I believe the problem was that even though I had separate settings for development or production databases, when NODE_ENV was set to production, sails defaults to "safe" and will not let you change it to alter or drop - silently. Changing NODE_ENV to something else allowed the tables to be created.

PostgreSQL - using log shipping to incrementally update a remote read-only slave

My company's website uses a PostgreSQL database. In our data center we have a master DB and a few read-only slave DB's, and we use Londiste for continuous replication between them.
I would like to setup another read-only slave DB for reporting purposes, and I'd like this slave to be in a remote location (outside the data center). This slave doesn't need to be 100% up-to-date. If it's up to 24 hours old, that's fine. Also, I'd like to minimize the load I'm putting on the master DB. Since our master DB is busy during the day and idle at night, I figure a good idea (if possible) is to get the reporting slave caught up once each night.
I'm thinking about using log shipping for this, as described on
http://www.postgresql.org/docs/8.4/static/continuous-archiving.html
My plan is:
Setup WAL archiving on the master DB
Produce a full DB snapshot and copy it to the remote location
Restore the DB and get it caught up
Go into steady state where:
DAYTIME -- the DB falls behind but people can query it
NIGHT -- I copy over the day's worth of WAL files and get the DB caught up
Note: the key here is that I only need to copy a full DB snapshot one time. Thereafter I should only have to copy a day's worth of WAL files in order to get the remote slave caught up again.
Since I haven't done log-shipping before I'd like some feedback / advice.
Will this work? Does PostgreSQL support this kind of repeated recovery?
Do you have other suggestions for how to set up a remote semi-fresh read-only slave?
thanks!
--S
Your plan should work.
As Charles says, warm standby is another possible solution. It's supported since 8.2 and has relatively low performance impact on the primary server.

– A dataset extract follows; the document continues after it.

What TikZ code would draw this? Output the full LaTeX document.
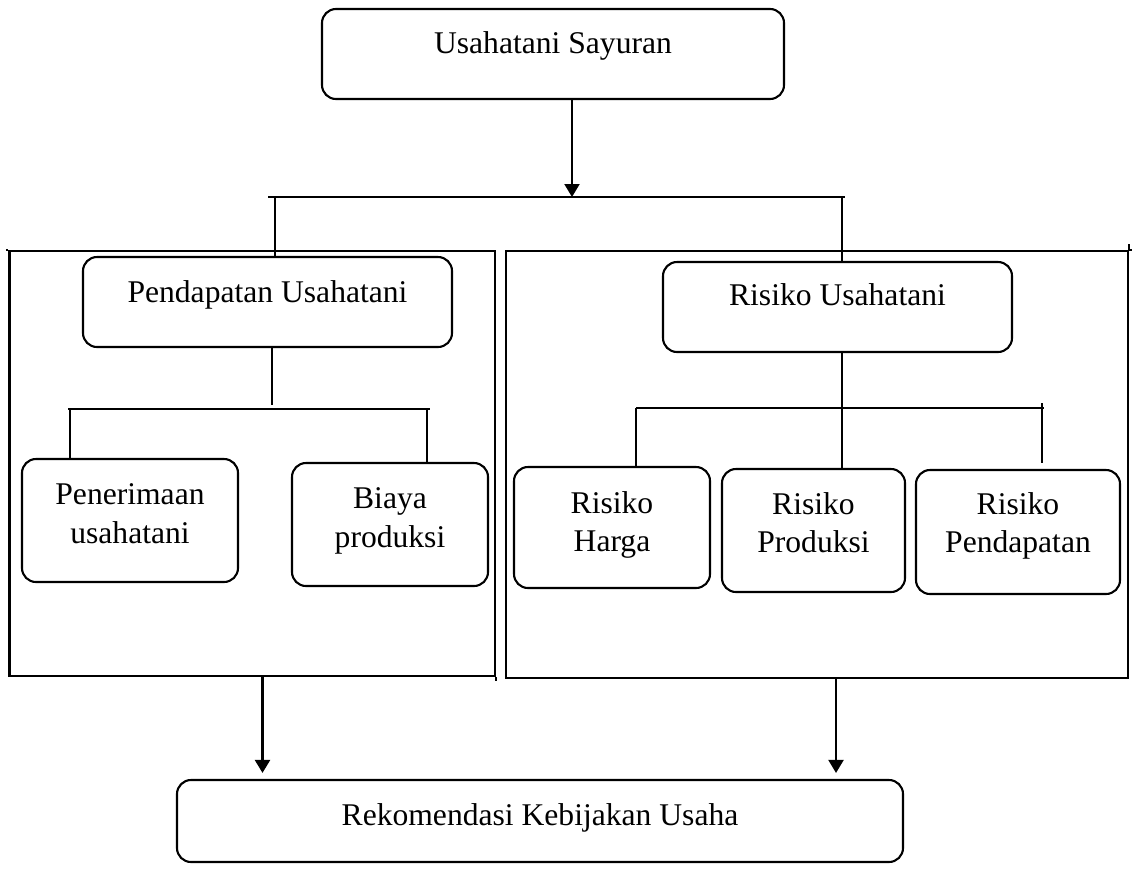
\documentclass[tikz,border=0pt]{standalone}
\usepackage{fontspec}
\setmainfont{Liberation Serif}
\usetikzlibrary{arrows.meta}
\begin{document}
\begin{tikzpicture}[x=1pt,y=-1pt,
  every path/.style={line width=2.1pt},
  rbox/.style={draw, line width=2.1pt, rounded corners=14pt, inner sep=0pt},
  frame/.style={draw, line width=2.1pt, inner sep=0pt},
  lbl/.style={inner sep=0pt, anchor=base, font=\fontsize{31.6}{38}\selectfont},
  arr/.style={-{Triangle[length=13pt,width=15pt]}, line width=2.1pt}]
\useasboundingbox (0,0) rectangle (1132,868);

% containers
\node[frame, minimum width=485.5pt, minimum height=425pt] (lc) at (252.25,463.5) {};
\node[frame, minimum width=622pt, minimum height=427pt] (rc) at (817,464.5) {};
% small overhangs of the container frames
\draw (lc.north west) -- ++(-2,0);
\draw (lc.south east) -- ++(0,4);
\draw (rc.north east) -- ++(4,0);
\draw (rc.north east) -- ++(0,-6);

% boxes
\node[rbox, minimum width=462pt, minimum height=90pt] (top) at (553,54) {};
\node[lbl] (topt) at (553,53) {Usahatani Sayuran};

\node[rbox, minimum width=369pt, minimum height=90pt] (pend) at (267.5,302) {};
\node[lbl] (pendt) at (267.5,302) {Pendapatan Usahatani};

\node[rbox, minimum width=349pt, minimum height=90pt] (risk) at (837.5,307) {};
\node[lbl] (riskt) at (837.5,305) {Risiko Usahatani};

\node[rbox, minimum width=216pt, minimum height=123pt] (pen) at (130,520.5) {};
\node[lbl] (pent1) at (130,504) {Penerimaan};
\node[lbl] (pent2) at (130,543) {usahatani};

\node[rbox, minimum width=196pt, minimum height=123pt] (bia) at (390,524.5) {};
\node[lbl] (biat1) at (390,508) {Biaya};
\node[lbl] (biat2) at (390,547) {produksi};

\node[rbox, minimum width=196pt, minimum height=121pt] (rh) at (612,527.5) {};
\node[lbl] (rht1) at (612,513) {Risiko};
\node[lbl] (rht2) at (612,551) {Harga};

\node[rbox, minimum width=183pt, minimum height=123pt] (rp) at (813.5,530.5) {};
\node[lbl] (rpt1) at (813.5,514) {Risiko};
\node[lbl] (rpt2) at (813.5,552) {Produksi};

\node[rbox, minimum width=204pt, minimum height=124pt] (rd) at (1018,532) {};
\node[lbl] (rdt1) at (1018,514) {Risiko};
\node[lbl] (rdt2) at (1018,552) {Pendapatan};

\node[rbox, minimum width=726pt, minimum height=82pt] (rek) at (540,821) {};
\node[lbl] (rekt) at (540,825) {Rekomendasi Kebijakan Usaha};

% top connectors
\coordinate (ja) at (572,197);
\coordinate (hl) at (268,197);
\coordinate (hr) at (845,197);
\coordinate (jl) at (275,197);
\coordinate (jr) at (842,197);
\draw[arr] (top.south -| ja) -- (ja);
\draw (hl) -- (hr);
\draw (jl) -- (jl |- pend.north);
\draw (jr) -- (jr |- risk.north);

% pendapatan subtree
\coordinate (pj) at (272,405);
\coordinate (pl) at (68,409);
\coordinate (pr) at (430,409);
\coordinate (pa) at (70,409);
\coordinate (pb) at (427,409);
\draw (pend.south -| pj) -- (pj);
\draw (pl) -- (pr);
\draw (pa) -- (pa |- pen.north);
\draw (pb) -- (pb |- bia.north);

% risiko subtree
\coordinate (rj) at (842,408);
\coordinate (rl) at (636,408);
\coordinate (rr) at (1044,408);
\coordinate (rb) at (1042,403);
\coordinate (rbe) at (1042,463);
\draw (risk.south -| rj) -- (rj |- rp.north);
\draw (rl) -- (rr);
\draw (rl) -- (rl |- rh.north);
\draw (rb) -- (rbe);

% bottom arrows
\coordinate (la) at (262.5,677);
\coordinate (ra) at (836,678);
\draw[arr, shorten >=6pt] (la) -- (la |- rek.north);
\draw[arr, shorten >=6pt] (ra) -- (ra |- rek.north);
\end{tikzpicture}
\end{document}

Warm Standby is documented in the Manual: PostgreSQL 8.4 Warm Standby
The short procedure for configuring a
standby server is as follows. For full
details of each step, refer to
previous sections as noted.
Set up primary and standby systems as near identically as possible,
including two identical copies of
PostgreSQL at the same release level.
Set up continuous archiving from the primary to a WAL archive located
in a directory on the standby server.
Ensure that archive_mode,
archive_command and archive_timeout
are set appropriately on the primary
(see Section 24.3.1).
Make a base backup of the primary server (see Section 24.3.2), and load
this data onto the standby.
Begin recovery on the standby server from the local WAL archive,
using a recovery.conf that specifies a
restore_command that waits as
described previously (see Section
24.3.3).
To achieve only nightly syncs, your archive_command should exit with a non-zero exit status during daytime.
Additional Informations:
Postgres Wiki about Warm Standby
Blog Post Warm Standby Setup
9.0's built-in WAL streaming replication is designed to accomplish something that should meet your goals -- a warm or hot standby that can accept read-only queries. Have you considered using it, or are you stuck on 8.4 for now?
(Also, the upcoming 9.1 release is expected to include an updated/rewritten version of pg_basebackup, a tool for creating the initial backup point for a fresh slave.)
Update: PostgreSQL 9.1 will include the ability to pause and resume streaming replication with a simple function call on the slave.